◆ Given data:
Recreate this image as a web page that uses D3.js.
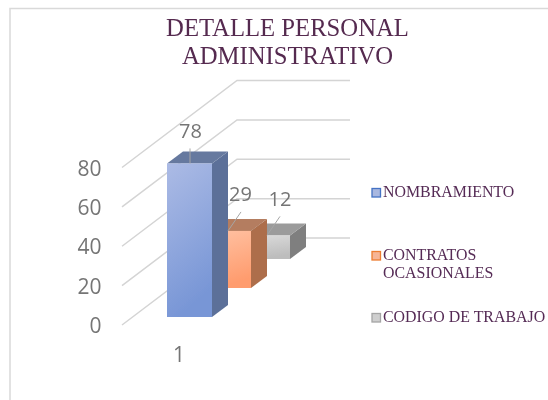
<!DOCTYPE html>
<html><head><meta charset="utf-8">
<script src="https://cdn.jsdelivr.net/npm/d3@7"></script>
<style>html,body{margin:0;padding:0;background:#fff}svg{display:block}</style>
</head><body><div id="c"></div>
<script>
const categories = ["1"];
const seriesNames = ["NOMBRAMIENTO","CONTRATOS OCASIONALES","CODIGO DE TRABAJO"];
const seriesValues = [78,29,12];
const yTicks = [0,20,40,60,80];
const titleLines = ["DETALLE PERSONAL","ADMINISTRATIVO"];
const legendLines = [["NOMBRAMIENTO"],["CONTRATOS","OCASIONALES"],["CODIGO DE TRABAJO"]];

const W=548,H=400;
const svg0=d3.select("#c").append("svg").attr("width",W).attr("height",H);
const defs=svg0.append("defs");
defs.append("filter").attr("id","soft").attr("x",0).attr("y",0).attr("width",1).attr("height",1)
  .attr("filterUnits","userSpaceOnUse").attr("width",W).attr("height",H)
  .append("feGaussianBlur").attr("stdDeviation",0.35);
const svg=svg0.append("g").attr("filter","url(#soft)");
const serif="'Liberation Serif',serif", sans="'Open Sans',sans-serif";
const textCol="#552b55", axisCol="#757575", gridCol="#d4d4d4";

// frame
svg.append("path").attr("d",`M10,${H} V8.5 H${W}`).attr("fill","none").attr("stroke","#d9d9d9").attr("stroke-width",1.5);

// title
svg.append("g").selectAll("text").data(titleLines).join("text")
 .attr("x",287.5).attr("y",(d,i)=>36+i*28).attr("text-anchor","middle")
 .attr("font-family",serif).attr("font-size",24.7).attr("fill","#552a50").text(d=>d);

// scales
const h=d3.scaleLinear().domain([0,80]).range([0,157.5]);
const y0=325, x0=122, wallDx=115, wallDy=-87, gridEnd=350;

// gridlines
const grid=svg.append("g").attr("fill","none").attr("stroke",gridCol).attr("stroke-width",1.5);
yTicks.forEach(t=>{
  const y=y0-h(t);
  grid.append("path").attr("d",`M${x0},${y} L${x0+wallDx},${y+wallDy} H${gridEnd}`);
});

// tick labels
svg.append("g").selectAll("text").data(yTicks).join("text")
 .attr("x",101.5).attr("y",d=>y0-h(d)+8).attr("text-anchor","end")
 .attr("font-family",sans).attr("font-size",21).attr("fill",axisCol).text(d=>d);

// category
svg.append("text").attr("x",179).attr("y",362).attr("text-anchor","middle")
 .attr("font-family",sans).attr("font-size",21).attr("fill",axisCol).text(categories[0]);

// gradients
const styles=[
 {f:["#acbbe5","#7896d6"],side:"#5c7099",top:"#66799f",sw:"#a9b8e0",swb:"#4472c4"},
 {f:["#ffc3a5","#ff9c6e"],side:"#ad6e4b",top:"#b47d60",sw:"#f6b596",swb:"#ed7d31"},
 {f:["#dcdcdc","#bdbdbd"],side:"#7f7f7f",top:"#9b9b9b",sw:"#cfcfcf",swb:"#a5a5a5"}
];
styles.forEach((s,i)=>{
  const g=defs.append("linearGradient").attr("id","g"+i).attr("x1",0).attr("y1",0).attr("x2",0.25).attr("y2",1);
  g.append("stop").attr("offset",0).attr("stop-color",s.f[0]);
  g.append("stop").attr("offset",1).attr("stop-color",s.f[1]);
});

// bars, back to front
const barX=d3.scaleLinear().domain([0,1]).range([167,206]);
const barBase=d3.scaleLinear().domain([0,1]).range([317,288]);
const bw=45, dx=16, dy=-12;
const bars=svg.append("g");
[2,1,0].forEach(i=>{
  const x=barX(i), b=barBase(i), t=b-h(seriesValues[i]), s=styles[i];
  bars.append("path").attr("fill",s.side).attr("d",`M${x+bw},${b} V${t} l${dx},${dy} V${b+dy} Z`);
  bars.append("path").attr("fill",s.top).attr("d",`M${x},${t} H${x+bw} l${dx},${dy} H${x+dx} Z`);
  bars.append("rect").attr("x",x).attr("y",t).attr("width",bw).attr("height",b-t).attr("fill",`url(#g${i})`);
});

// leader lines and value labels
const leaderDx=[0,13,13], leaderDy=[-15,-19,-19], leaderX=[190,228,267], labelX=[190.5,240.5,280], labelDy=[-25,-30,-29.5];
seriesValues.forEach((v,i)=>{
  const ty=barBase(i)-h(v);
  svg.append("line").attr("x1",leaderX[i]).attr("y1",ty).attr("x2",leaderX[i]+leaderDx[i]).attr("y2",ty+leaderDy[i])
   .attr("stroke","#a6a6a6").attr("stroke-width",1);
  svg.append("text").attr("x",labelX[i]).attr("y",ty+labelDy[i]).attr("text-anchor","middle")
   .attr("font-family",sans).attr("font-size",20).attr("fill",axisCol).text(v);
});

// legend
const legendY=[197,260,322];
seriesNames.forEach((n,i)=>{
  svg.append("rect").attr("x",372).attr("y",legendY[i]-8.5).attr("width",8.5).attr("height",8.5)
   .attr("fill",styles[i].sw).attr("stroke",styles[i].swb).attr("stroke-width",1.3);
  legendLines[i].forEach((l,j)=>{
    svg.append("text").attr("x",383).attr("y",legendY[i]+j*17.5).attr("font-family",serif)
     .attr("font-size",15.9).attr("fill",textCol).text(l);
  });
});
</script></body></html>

◆ Work required: Leave out the pictures and restate everything else word for word.

◆ Answer to this exercise:
Recreate this image as a web page that uses D3.js.
<!DOCTYPE html>
<html><head><meta charset="utf-8">
<script src="https://cdn.jsdelivr.net/npm/d3@7"></script>
<style>html,body{margin:0;padding:0;background:#fff}svg{display:block}</style>
</head><body><div id="c"></div>
<script>
const categories = ["1"];
const seriesNames = ["NOMBRAMIENTO","CONTRATOS OCASIONALES","CODIGO DE TRABAJO"];
const seriesValues = [78,29,12];
const yTicks = [0,20,40,60,80];
const titleLines = ["DETALLE PERSONAL","ADMINISTRATIVO"];
const legendLines = [["NOMBRAMIENTO"],["CONTRATOS","OCASIONALES"],["CODIGO DE TRABAJO"]];

const W=548,H=400;
const svg0=d3.select("#c").append("svg").attr("width",W).attr("height",H);
const defs=svg0.append("defs");
defs.append("filter").attr("id","soft").attr("x",0).attr("y",0).attr("width",1).attr("height",1)
  .attr("filterUnits","userSpaceOnUse").attr("width",W).attr("height",H)
  .append("feGaussianBlur").attr("stdDeviation",0.35);
const svg=svg0.append("g").attr("filter","url(#soft)");
const serif="'Liberation Serif',serif", sans="'Open Sans',sans-serif";
const textCol="#552b55", axisCol="#757575", gridCol="#d4d4d4";

// frame
svg.append("path").attr("d",`M10,${H} V8.5 H${W}`).attr("fill","none").attr("stroke","#d9d9d9").attr("stroke-width",1.5);

// title
svg.append("g").selectAll("text").data(titleLines).join("text")
 .attr("x",287.5).attr("y",(d,i)=>36+i*28).attr("text-anchor","middle")
 .attr("font-family",serif).attr("font-size",24.7).attr("fill","#552a50").text(d=>d);

// scales
const h=d3.scaleLinear().domain([0,80]).range([0,157.5]);
const y0=325, x0=122, wallDx=115, wallDy=-87, gridEnd=350;

// gridlines
const grid=svg.append("g").attr("fill","none").attr("stroke",gridCol).attr("stroke-width",1.5);
yTicks.forEach(t=>{
  const y=y0-h(t);
  grid.append("path").attr("d",`M${x0},${y} L${x0+wallDx},${y+wallDy} H${gridEnd}`);
});

// tick labels
svg.append("g").selectAll("text").data(yTicks).join("text")
 .attr("x",101.5).attr("y",d=>y0-h(d)+8).attr("text-anchor","end")
 .attr("font-family",sans).attr("font-size",21).attr("fill",axisCol).text(d=>d);

// category
svg.append("text").attr("x",179).attr("y",362).attr("text-anchor","middle")
 .attr("font-family",sans).attr("font-size",21).attr("fill",axisCol).text(categories[0]);

// gradients
const styles=[
 {f:["#acbbe5","#7896d6"],side:"#5c7099",top:"#66799f",sw:"#a9b8e0",swb:"#4472c4"},
 {f:["#ffc3a5","#ff9c6e"],side:"#ad6e4b",top:"#b47d60",sw:"#f6b596",swb:"#ed7d31"},
 {f:["#dcdcdc","#bdbdbd"],side:"#7f7f7f",top:"#9b9b9b",sw:"#cfcfcf",swb:"#a5a5a5"}
];
styles.forEach((s,i)=>{
  const g=defs.append("linearGradient").attr("id","g"+i).attr("x1",0).attr("y1",0).attr("x2",0.25).attr("y2",1);
  g.append("stop").attr("offset",0).attr("stop-color",s.f[0]);
  g.append("stop").attr("offset",1).attr("stop-color",s.f[1]);
});

// bars, back to front
const barX=d3.scaleLinear().domain([0,1]).range([167,206]);
const barBase=d3.scaleLinear().domain([0,1]).range([317,288]);
const bw=45, dx=16, dy=-12;
const bars=svg.append("g");
[2,1,0].forEach(i=>{
  const x=barX(i), b=barBase(i), t=b-h(seriesValues[i]), s=styles[i];
  bars.append("path").attr("fill",s.side).attr("d",`M${x+bw},${b} V${t} l${dx},${dy} V${b+dy} Z`);
  bars.append("path").attr("fill",s.top).attr("d",`M${x},${t} H${x+bw} l${dx},${dy} H${x+dx} Z`);
  bars.append("rect").attr("x",x).attr("y",t).attr("width",bw).attr("height",b-t).attr("fill",`url(#g${i})`);
});

// leader lines and value labels
const leaderDx=[0,13,13], leaderDy=[-15,-19,-19], leaderX=[190,228,267], labelX=[190.5,240.5,280], labelDy=[-25,-30,-29.5];
seriesValues.forEach((v,i)=>{
  const ty=barBase(i)-h(v);
  svg.append("line").attr("x1",leaderX[i]).attr("y1",ty).attr("x2",leaderX[i]+leaderDx[i]).attr("y2",ty+leaderDy[i])
   .attr("stroke","#a6a6a6").attr("stroke-width",1);
  svg.append("text").attr("x",labelX[i]).attr("y",ty+labelDy[i]).attr("text-anchor","middle")
   .attr("font-family",sans).attr("font-size",20).attr("fill",axisCol).text(v);
});

// legend
const legendY=[197,260,322];
seriesNames.forEach((n,i)=>{
  svg.append("rect").attr("x",372).attr("y",legendY[i]-8.5).attr("width",8.5).attr("height",8.5)
   .attr("fill",styles[i].sw).attr("stroke",styles[i].swb).attr("stroke-width",1.3);
  legendLines[i].forEach((l,j)=>{
    svg.append("text").attr("x",383).attr("y",legendY[i]+j*17.5).attr("font-family",serif)
     .attr("font-size",15.9).attr("fill",textCol).text(l);
  });
});
</script></body></html>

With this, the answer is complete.